The income statement is prepared after all adjusting entries are made in the general journal, all journal entries have been posted to the general ledger, the general ledger accounts have been footed to arrive at the period end totals, and an adjusted trial balance has been prepared from the general ledger totals.

Like financial statements, don't include cents on your income statements that might look something like this:

Beta Sales Company
Income Statement
For the Year Ended December 31, 201X
Sales
$462,452
Cost of Goods Sold
Beginning Inventory $ 27,335
Add: Purchases 235,689
Total: 263,024
Less: Ending inventory 32,090
Cost of Goods Sold
230,934
Gross Profit
231,518
Expenses
Advertising 1,850
Depreciation 13,250
Insurance 5,400
Payroll taxes 8,200
Rent 9,600
Repairs and maintenance 13,984
Utilities 17,801
Wages 98,852
Total Expenses
168,937
Net Income
$ 62,581


Tools to Use

In the Business Tools area is a sample income statement for your use. This spreadsheet can be used multiple times.

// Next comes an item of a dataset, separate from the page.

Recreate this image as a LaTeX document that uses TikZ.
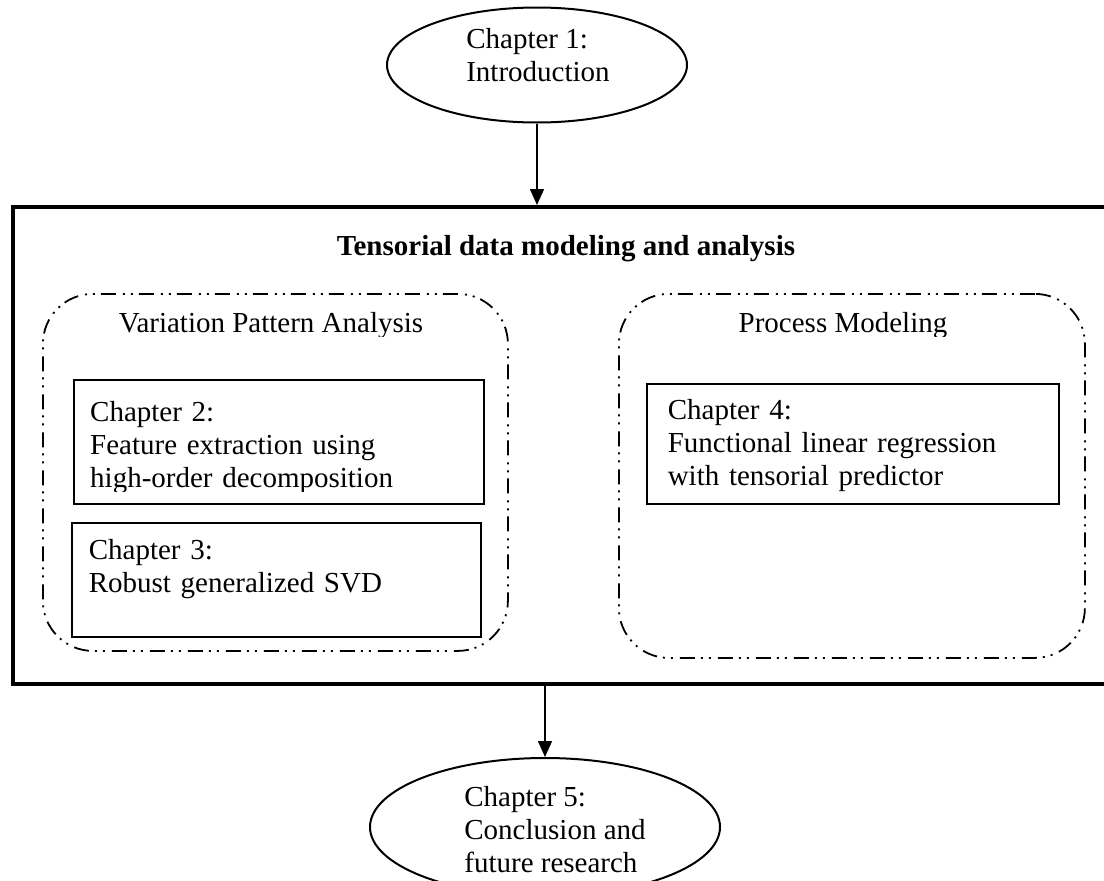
\documentclass[tikz,border=0pt]{standalone}
\usepackage{fontspec}
\setmainfont{Liberation Serif}
\usetikzlibrary{positioning, arrows.meta, shapes.geometric}

\tikzset{
  chapell/.style={draw, ellipse, line width=2pt, inner sep=0pt},
  chapbox/.style={draw, line width=1.6pt, anchor=north west, align=left,
                  inner xsep=17pt, inner ysep=0pt},
  groupbox/.style={draw, line width=1.8pt, rounded corners=50pt, anchor=north west,
                   inner sep=0pt,
                   dash pattern=on 15pt off 6pt on 2pt off 6pt on 2pt off 7pt},
  flow/.style={line width=1.6pt, -{Triangle[length=16pt, width=14pt]}}
}

\begin{document}
\begin{tikzpicture}[x=1pt, y=-1pt, font=\fontsize{29pt}{33pt}\selectfont]
  \useasboundingbox (0,0) rectangle (1104,881);

  % intro
  \node[chapell, minimum width=300pt, minimum height=115pt] (ch1) at (537,65) {};
  \node[align=left, inner sep=0pt] (ch1txt) at (538,55) {Chapter 1:\\Introduction};

  % main block
  \node[draw, line width=4pt, anchor=north west, inner sep=0pt,
        minimum width=1101pt, minimum height=477pt] (frame) at (11,205) {};
  \node (title) at (566,249) {\bfseries Tensorial data modeling and analysis};

  % variation pattern analysis
  \node[groupbox, minimum width=465pt, minimum height=357pt] (vpa) at (42,293) {};
  \begin{scope}
    \clip (vpa.north west) rectangle ([yshift=-43pt]vpa.north east);
    \node (vpatitle) at (271,326) {Variation Pattern Analysis};
  \end{scope}
  \node[chapbox, minimum width=410pt, minimum height=124pt] (ch2) at (73,379) {};
  \begin{scope}
    \clip (ch2.north west) rectangle ([yshift=13pt]ch2.south east);
    \node[anchor=north west, align=left, inner xsep=17pt, inner ysep=0pt,
          text width=376pt, text height=42pt, text depth=82pt] (ch2txt) at (ch2.north west)
      {Chapter 2:\\Feature extraction using\\high-order decomposition};
  \end{scope}
  \node[chapbox, text width=375pt, text height=37pt, text depth=77pt] (ch3) at (71,522)
    {Chapter 3:\\Robust generalized SVD};

  % process modeling
  \node[groupbox, minimum width=466pt, minimum height=364pt] (pm) at (618,293) {};
  \begin{scope}
    \clip (pm.north west) rectangle ([yshift=-43pt]pm.north east);
    \node (pmtitle) at (843,326) {Process Modeling};
  \end{scope}
  \node[chapbox, inner xsep=21pt, text width=370pt, text height=36pt, text depth=84pt] (ch4) at (646,383)
    {Chapter 4:\\Functional linear regression\\with tensorial predictor};

  % conclusion
  \node[chapell, minimum width=350pt, minimum height=138pt] (ch5) at (545,827) {};
  \node[align=left, inner sep=0pt] (ch5txt) at (555,830) {Chapter 5:\\Conclusion and\\future research};

  \draw[flow] (ch1.south) -- (ch1.south |- frame.north);
  \draw[flow] (frame.south -| ch5.north) -- (ch5.north);
\end{tikzpicture}
\end{document}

Prepare Closing Entries to Get the Books Ready for the Next Accounting Period

After financial statements are prepared, don't sit on the beach with a pina colada just yet. You need to get your books ready for the next accounting period by clearing out the income and expense accounts in the general ledger and transferring the net income (or loss) to your owner's equity account. This is done by preparing closing entries in the general journal.

The Steps to Closing the Books

Note the distinction between adjusting entries and closing entries. Adjusting entries are required to update certain accounts in your general ledger at the end of an accounting period. They must be done before you can prepare your financial statements and income tax return. Closing entries are needed to clear out your revenue and expense accounts as you start the beginning of a new accounting period.

Preparing your closing entries is a very simple, mechanical process. Follow these steps:

  1. Close the revenue accounts. Prepare one journal entry that debits all the revenue accounts. (These accounts will have a credit balance in the general ledger prior to the closing entry.) Credit an account called "income summary" for the total.
  2. Close the expense accounts. Prepare one journal entry that credits all the expense accounts. (These accounts will have a debit balance in the general ledger prior to the closing entry.) Debit the income summary account for the total.
  3. Transfer the income summary balance to a capital account. Prepare a journal entry that clears out the income summary account. This entry effectively transfers the net income (or loss) of the business to the owner's equity account.
  4. Close the drawing account. If your business is a sole proprietorship or partnership, close the drawing accounts (if any) by preparing a journal entry that credits the drawing account and debits the owner's equity account.

Example

You have finalized your general ledger and prepared a balance sheet and income statement for the year ended December 31, 2011. You want to get your books ready for next year. You prepare the four closing entries as follows:



Debit Credit
Sales 462,452
Income summary
462,452
To close the revenue account on 12/31/2011

Debit Credit
Income summary 399,871
Purchases
230,934
Advertising
1,850
Depreciation
13,250
Insurance
5,400
Payroll taxes
8,200
Rent
9,600
Repairs and maintenance
13,984
Utilities
17,801
Wages
98,852
To close the expense accounts on 12/31/2011

Debit Credit
Income summary 62,581
Tom Beta, capital
62,581
To transfer 12/31/201X net income to the capital account

Debit Credit
Tom Beta, capital 12,000
Tom Beta, drawing
12,000
To close drawing account for year ended 12/31/201X

After all closing entries are made, post the entry totals to the general ledger. Foot the general ledger accounts to arrive at the beginning amounts for the new accounting period. All revenue and expense accounts should have a zero balance.